I’m sure my present wife would not mind! 🙂

it is funny though – if people just never used an apostrophe they would be right more often. But they seem keen to get it right, so they bung in apostrophes before every s.
It just needs a catchy phrase so people can remember. (like i before e except after c) We were told the apostrophe equals ‘own’. So bob’s house = Bob’s own house.

strict grammar and spelling was a temporary artefact of the age of moveable type.

in a generation or two all we’ll be left with is fashion.

Which is a shame I’ll grant because strict grammar reduced ambiguity.

But people are just to dumb anyway, even if you right completely clearly, chances are they’ll misinterpret it.

OK, I’ll grant you that the better you write the better your chances are.

Tomato’s.

Or even worse:

Tomatoe’s

Jane Hansard5:26 pm 09 Jul 05

You are right except that you haven’t allowed for how to pluralise acronyms ending in S: RSS’s NOT RSSs.
Did you know that the apostrophes you hate have been called ‘greengrocers’ apostrophes’? That’s because you see apple’s, banana’s etc so often on fruit shop signs.
Jane

Don’t blame me, blame the Hawke Government.
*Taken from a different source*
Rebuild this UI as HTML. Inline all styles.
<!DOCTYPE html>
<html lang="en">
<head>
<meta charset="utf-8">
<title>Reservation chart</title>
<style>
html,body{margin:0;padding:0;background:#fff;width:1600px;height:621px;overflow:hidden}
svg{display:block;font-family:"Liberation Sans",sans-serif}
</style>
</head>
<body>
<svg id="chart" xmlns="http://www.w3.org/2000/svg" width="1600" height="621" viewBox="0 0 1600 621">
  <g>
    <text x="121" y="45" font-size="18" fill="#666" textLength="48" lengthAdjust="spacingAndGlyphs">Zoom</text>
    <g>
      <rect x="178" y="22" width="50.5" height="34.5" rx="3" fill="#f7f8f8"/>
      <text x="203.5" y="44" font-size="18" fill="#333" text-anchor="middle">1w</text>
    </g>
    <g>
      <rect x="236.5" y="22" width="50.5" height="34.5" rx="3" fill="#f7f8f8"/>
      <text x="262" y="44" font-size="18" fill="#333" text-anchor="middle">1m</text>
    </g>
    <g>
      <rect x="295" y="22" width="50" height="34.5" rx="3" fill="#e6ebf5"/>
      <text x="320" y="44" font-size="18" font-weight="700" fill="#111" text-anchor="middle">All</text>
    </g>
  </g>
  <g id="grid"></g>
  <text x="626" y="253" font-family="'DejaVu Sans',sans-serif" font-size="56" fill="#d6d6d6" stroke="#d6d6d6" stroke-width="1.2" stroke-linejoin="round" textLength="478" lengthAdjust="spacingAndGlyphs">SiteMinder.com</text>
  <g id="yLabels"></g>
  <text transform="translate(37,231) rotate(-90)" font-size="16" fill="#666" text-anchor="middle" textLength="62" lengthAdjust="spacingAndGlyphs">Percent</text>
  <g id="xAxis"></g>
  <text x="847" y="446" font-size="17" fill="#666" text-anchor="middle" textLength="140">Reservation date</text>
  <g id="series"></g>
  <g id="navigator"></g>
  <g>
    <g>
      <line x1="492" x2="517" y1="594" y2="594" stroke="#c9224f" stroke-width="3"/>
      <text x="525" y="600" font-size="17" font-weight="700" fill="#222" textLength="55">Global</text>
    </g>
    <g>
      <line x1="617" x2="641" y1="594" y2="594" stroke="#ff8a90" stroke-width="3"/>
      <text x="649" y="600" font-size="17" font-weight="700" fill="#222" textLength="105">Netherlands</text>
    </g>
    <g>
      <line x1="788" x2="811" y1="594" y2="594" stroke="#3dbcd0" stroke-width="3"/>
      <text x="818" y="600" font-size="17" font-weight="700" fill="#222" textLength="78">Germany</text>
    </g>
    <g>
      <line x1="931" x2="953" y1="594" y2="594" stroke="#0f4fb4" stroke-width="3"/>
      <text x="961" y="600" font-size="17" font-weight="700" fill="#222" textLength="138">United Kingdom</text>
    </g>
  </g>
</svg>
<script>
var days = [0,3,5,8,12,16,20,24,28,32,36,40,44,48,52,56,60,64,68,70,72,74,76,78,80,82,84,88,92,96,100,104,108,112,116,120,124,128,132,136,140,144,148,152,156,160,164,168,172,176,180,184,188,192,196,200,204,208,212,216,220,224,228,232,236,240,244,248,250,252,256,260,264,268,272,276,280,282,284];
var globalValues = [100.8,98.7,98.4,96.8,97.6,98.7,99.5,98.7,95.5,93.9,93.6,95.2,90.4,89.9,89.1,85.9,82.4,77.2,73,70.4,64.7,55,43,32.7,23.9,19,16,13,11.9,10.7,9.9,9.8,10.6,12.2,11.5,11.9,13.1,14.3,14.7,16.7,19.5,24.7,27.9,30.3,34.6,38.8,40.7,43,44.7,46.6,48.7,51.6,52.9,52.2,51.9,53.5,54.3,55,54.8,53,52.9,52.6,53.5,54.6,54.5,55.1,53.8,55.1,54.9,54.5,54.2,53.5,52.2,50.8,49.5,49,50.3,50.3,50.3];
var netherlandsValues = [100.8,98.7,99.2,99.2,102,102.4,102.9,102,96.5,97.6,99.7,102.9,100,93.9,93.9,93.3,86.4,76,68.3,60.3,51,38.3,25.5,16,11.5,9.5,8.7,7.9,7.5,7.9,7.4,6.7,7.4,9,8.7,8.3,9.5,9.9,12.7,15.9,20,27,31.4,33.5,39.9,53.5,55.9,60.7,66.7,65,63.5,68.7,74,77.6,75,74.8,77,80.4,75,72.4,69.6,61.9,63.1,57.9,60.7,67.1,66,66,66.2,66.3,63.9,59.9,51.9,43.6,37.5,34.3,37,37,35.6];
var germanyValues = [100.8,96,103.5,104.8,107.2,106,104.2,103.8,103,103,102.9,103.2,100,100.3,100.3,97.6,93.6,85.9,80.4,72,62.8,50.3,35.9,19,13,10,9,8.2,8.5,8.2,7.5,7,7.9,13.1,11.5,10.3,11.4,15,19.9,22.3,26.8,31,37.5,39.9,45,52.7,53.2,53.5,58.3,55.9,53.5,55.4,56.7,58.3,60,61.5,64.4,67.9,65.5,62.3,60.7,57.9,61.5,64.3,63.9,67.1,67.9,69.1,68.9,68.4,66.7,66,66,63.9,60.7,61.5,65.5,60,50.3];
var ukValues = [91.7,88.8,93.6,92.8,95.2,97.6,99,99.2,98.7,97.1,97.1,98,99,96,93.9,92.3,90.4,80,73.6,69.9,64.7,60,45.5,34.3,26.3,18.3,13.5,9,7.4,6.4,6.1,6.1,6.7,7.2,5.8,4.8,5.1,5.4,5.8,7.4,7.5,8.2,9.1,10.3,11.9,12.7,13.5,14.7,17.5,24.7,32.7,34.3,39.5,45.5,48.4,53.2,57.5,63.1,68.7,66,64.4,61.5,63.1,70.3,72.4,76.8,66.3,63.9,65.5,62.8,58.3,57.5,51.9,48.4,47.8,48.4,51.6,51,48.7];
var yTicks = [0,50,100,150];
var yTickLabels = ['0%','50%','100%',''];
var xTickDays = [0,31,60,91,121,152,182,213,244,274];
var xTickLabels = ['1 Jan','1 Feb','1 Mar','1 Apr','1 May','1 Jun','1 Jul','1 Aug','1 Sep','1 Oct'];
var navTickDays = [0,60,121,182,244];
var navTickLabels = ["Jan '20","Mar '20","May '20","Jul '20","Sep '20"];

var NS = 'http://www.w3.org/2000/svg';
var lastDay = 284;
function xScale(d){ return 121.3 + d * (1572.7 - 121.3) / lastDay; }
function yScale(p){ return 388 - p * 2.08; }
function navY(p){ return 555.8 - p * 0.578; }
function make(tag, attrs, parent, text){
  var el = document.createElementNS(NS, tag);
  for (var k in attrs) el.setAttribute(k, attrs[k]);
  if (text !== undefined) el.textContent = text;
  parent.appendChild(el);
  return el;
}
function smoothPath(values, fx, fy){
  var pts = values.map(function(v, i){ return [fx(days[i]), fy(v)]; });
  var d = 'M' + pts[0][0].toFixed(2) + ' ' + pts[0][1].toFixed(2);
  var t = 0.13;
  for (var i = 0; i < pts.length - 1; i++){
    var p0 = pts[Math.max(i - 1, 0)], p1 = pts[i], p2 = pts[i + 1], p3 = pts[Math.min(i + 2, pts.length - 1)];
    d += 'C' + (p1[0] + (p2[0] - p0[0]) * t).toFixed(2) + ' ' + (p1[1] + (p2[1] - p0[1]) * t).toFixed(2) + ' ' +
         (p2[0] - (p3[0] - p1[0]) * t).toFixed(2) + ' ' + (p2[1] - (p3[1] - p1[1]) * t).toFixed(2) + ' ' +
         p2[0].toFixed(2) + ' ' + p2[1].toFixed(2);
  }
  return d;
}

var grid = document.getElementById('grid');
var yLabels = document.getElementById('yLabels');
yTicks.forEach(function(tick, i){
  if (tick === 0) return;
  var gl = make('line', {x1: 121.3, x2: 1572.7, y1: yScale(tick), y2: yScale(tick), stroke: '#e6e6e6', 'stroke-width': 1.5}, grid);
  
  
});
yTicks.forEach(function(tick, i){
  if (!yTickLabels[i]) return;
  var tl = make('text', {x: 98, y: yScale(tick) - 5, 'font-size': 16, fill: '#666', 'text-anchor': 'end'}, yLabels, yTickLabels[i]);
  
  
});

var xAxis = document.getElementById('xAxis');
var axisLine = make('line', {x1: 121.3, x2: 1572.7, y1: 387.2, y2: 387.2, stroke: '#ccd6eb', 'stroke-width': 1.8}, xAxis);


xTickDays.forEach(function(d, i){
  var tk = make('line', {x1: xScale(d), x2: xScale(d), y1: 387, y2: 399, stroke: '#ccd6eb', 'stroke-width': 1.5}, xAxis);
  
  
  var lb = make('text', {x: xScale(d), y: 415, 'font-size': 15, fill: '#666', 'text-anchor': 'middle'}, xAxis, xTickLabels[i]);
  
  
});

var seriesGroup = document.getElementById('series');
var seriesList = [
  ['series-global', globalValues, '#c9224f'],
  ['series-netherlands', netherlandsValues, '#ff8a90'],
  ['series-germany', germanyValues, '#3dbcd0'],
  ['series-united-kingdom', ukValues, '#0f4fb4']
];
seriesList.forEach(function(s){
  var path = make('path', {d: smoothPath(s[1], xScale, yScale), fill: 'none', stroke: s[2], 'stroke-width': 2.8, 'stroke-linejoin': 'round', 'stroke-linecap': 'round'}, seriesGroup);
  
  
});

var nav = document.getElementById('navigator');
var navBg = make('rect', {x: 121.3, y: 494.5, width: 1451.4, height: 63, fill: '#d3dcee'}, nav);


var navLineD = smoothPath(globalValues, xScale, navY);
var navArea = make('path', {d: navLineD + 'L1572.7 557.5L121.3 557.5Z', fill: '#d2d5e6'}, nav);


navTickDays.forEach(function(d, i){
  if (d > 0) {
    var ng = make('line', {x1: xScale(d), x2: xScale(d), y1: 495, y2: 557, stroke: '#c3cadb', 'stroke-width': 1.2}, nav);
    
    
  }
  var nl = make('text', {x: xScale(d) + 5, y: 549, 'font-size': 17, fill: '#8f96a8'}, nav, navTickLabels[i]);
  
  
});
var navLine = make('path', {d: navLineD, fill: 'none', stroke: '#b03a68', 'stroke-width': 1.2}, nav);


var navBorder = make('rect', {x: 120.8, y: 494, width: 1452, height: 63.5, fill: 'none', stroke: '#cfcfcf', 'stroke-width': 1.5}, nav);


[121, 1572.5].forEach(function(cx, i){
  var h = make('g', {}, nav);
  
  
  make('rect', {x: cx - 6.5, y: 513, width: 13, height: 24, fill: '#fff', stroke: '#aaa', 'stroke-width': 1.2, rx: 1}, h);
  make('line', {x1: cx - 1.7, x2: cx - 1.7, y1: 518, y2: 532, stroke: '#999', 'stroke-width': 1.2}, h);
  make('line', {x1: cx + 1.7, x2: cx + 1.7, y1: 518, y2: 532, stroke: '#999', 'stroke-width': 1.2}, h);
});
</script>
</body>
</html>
My generation was not taught how to use punctuation. Albeit some private schools (in their wisdom) probably ignored the silly social experiment at the time. It was thought that teaching children to write creatively was more important than bogging them down in the correct use of punctuation.

I went to a private high school, and sailed right through in the top english classes. However, whenever I asked how to use punctuation correctly, the answer was always: ‘You should’ve been taught that in primary school’.

If you look at my posts, you will see I am trigger happy with commas and hyphens. Of late I have also been dabbling with colons.

Its a sad state of affair’s when someones day is overcome by society’s (and Riot ACTs) improper use of apostrophe’s.

Me thinks that this sort of behaviour is a slippery slope that ends in days spent writing to the telegraph full of abject concern over the state of todays youth, and nights spent horrified by ACA shysters.

Beware apostrophe man – now your secret is out, i know of at least one spiteful person who would abuse innocent apostrophe’s on purpose, happy in the knowledge theyve replaced the ”’smugness at understanding the basics of grammar”’with a fit of misplaced and illogical rage.

til next time friend’s

I support you wholeheartedly in your crusade, apostropheman! It really shits me when I read a sentence and don’t understand it the first time because of incorrect punctuation.

It’s a losing battle, apostrophe’man. They’re everywhere, springing up in all sort’s of places’.

Oh cmo’n. Your just jealous.

A man after my own heart (sigh).

Methinks they’re just taking after the Canberra Times who have been sprinkling apostrophes willy nilly in the past few weeks.